Their message cuts through because it is simple and potent: why should people be allowed to jump the queue? Why are British people – whether it's those waiting for council housing, GP appointments, or jobs – expected to accept a system that looks increasingly out of control?

Unless Labour addresses this perception head-on, Farage will continue to set the terms of debate, and Labour will keep reacting to it.

Here’s the truth: the current asylum system is broken. The public can see it. Labour members can see it. Even many migrants know it. And much of that dysfunction stems from one outdated rule: the only way someone can claim asylum in the UK is by physically being on British soil. That legal quirk, embedded in the 1951 Refugee Convention, means that anyone hoping for sanctuary must first break the rules just to get here.

That is both dangerous and perverse. It fuels the small boats crisis. It enriches people-smuggling gangs. And it creates an optics disaster — one that leads many to believe our borders are not just porous but pointless.

But there is a solution. One that meets the challenge of restoring control while upholding British values of fairness and compassion. Offshore asylum processing.

This is not the Australian model, nor the cruel and unworkable Rwanda plan. I am proposing something more pragmatic and legally sound – reforming the rules so people can apply for asylum before reaching the UK, through British embassies or UK-run centres in agreed international locations such as northern France or transit zones in Africa.

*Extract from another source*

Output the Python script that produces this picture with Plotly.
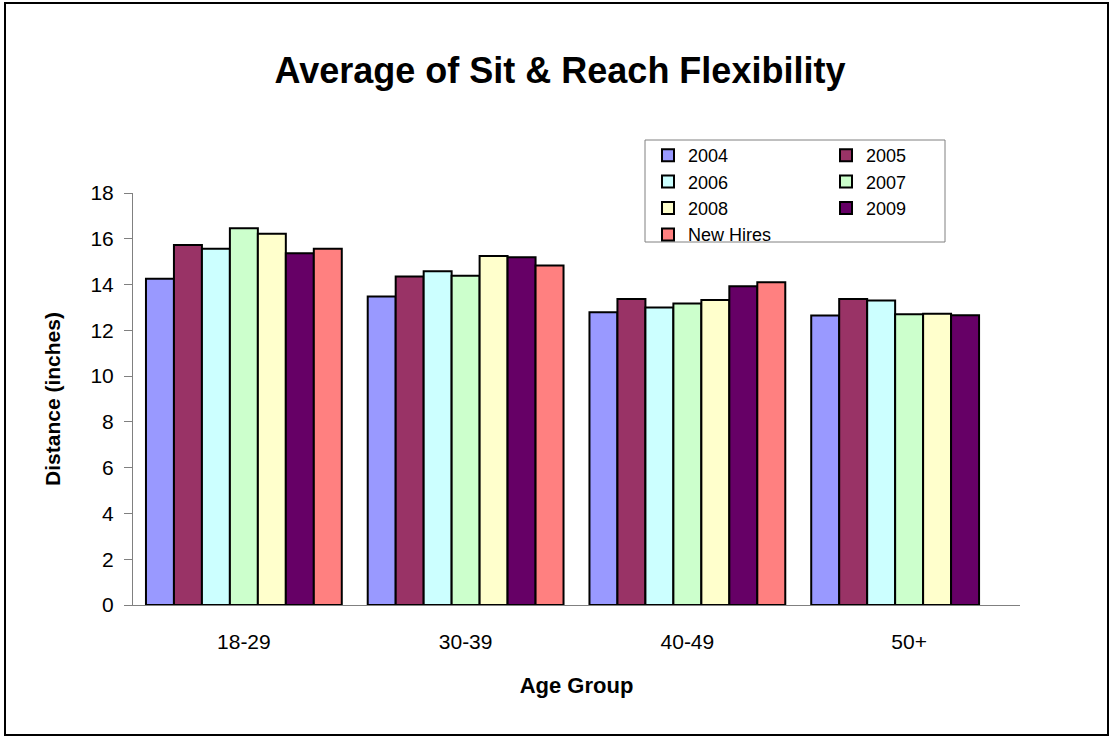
import plotly.graph_objects as go

age_groups = ["18-29", "30-39", "40-49", "50+"]

years_2004 = [14.25, 13.48, 12.79, 12.65]
years_2005 = [15.73, 14.35, 13.37, 13.37]
years_2006 = [15.56, 14.58, 13.00, 13.30]
years_2007 = [16.46, 14.39, 13.17, 12.70]
years_2008 = [16.22, 15.25, 13.33, 12.72]
years_2009 = [15.37, 15.19, 13.93, 12.66]
new_hires = [15.56, 14.83, 14.10, None]

# name -> (values, colour, which legend column)
series = {
    "2004": (years_2004, "#9999FF", "legend"),
    "2005": (years_2005, "#993366", "legend2"),
    "2006": (years_2006, "#CCFFFF", "legend"),
    "2007": (years_2007, "#CCFFCC", "legend2"),
    "2008": (years_2008, "#FFFFCC", "legend"),
    "2009": (years_2009, "#660066", "legend2"),
    "New Hires": (new_hires, "#FF8080", "legend"),
}

FONT = "Liberation Sans, Arial, sans-serif"

fig = go.Figure()
for name, (values, color, leg) in series.items():
    fig.add_trace(
        go.Bar(
            x=age_groups,
            y=values,
            name=name,
            legend=leg,
            marker=dict(color=color, line=dict(color="black", width=2)),
        )
    )

# plot area in pixels
left, right, top, bottom = 133, 94, 193, 133
pw, ph = 1114 - left - right, 738 - top - bottom


def px_x(x):
    return (x - left) / pw


def px_y(y):
    return (738 - bottom - y) / ph


legend_style = dict(
    orientation="v",
    yanchor="top",
    xanchor="left",
    font=dict(size=18, family=FONT),
    borderwidth=0,
    bgcolor="rgba(0,0,0,0)",
    traceorder="normal",
    itemwidth=30,
)

fig.update_layout(
    width=1114,
    height=738,
    margin=dict(l=left, r=right, t=top, b=bottom),
    paper_bgcolor="white",
    plot_bgcolor="white",
    barmode="group",
    bargap=0.117,
    bargroupgap=0,
    font=dict(family=FONT, color="black"),
    title=dict(
        text="<b>Average of Sit & Reach Flexibility</b>",
        font=dict(size=36, family=FONT),
        x=560 / 1114,
        xanchor="center",
        y=1 - 70 / 738,
        yanchor="middle",
    ),
    legend=dict(x=px_x(648), y=px_y(137), **legend_style),
    legend2=dict(x=px_x(826), y=px_y(137), **legend_style),
    shapes=[
        # outer chart frame
        dict(
            type="rect",
            xref="paper",
            yref="paper",
            x0=px_x(5),
            x1=px_x(1108),
            y0=px_y(735),
            y1=px_y(3),
            line=dict(color="black", width=2),
            layer="below",
        ),
        # legend box
        dict(
            type="rect",
            xref="paper",
            yref="paper",
            x0=px_x(645),
            x1=px_x(945),
            y0=px_y(242),
            y1=px_y(140),
            line=dict(color="#808080", width=1),
            fillcolor="white",
            layer="below",
        ),
    ],
)

fig.update_xaxes(
    showline=True,
    linecolor="#808080",
    linewidth=1,
    ticks="",
    showgrid=False,
    tickfont=dict(size=21, family=FONT),
    ticklabelstandoff=18,
    title=dict(text="<b>Age Group</b>", font=dict(size=22, family=FONT), standoff=25),
)
fig.update_yaxes(
    range=[0, 18],
    dtick=2,
    showline=True,
    linecolor="#808080",
    linewidth=1,
    ticks="outside",
    ticklen=8,
    tickcolor="#808080",
    showgrid=False,
    zeroline=False,
    tickfont=dict(size=21, family=FONT),
    ticklabelstandoff=6,
    title=dict(text="<b>Distance (inches)</b>", font=dict(size=21, family=FONT), standoff=24),
)

fig.write_html(
    "out.html",
    config={"displayModeBar": False},
    post_script="document.body.style.margin='0';",
)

This proposal, in fact, echoes one made by the French government to Boris Johnson in 2021: to create a legal route for people to claim asylum without having to cross the Channel. Johnson ignored it. Labour should not.

Such a policy would solve two major problems.

First, national security. By moving the asylum process offshore, identity checks, security vetting, and case assessments can all happen before anyone sets foot in Britain. That closes the current loophole in which individuals arrive without documents – some even deliberately destroying them mid-journey – and then vanish into the system. A pre-screening system removes that risk.

Second, optics and public confidence. The British public stop turning on the news and seeing dinghies landing on Kent beaches. The perception of chaos, which fuels Farage’s rise, is replaced by a sense that the UK has a functioning, fair, and firm immigration system.

This is also morally preferable. Those with a legitimate claim for asylum – people fleeing war, torture or political persecution – are protected through a safe and legal route. Those simply seeking economic opportunity are processed and, if they do not meet the criteria, turned away. The line between asylum and economic migration is drawn clearly – and fairly.

And crucially, this plan would destroy the business model of the smuggling gangs overnight. If safe legal access exists, the incentive to pay traffickers disappears. No market, no boats, no drownings.

Offshore processing – done properly – offers Labour a rare opportunity: to square security with solidarity, control with compassion. It is a policy that speaks to the centre-ground voter and the values-driven activist.

This is a moment to lead. The public want immigration handled competently and fairly. Labour should not be afraid to offer the big ideas needed to do so.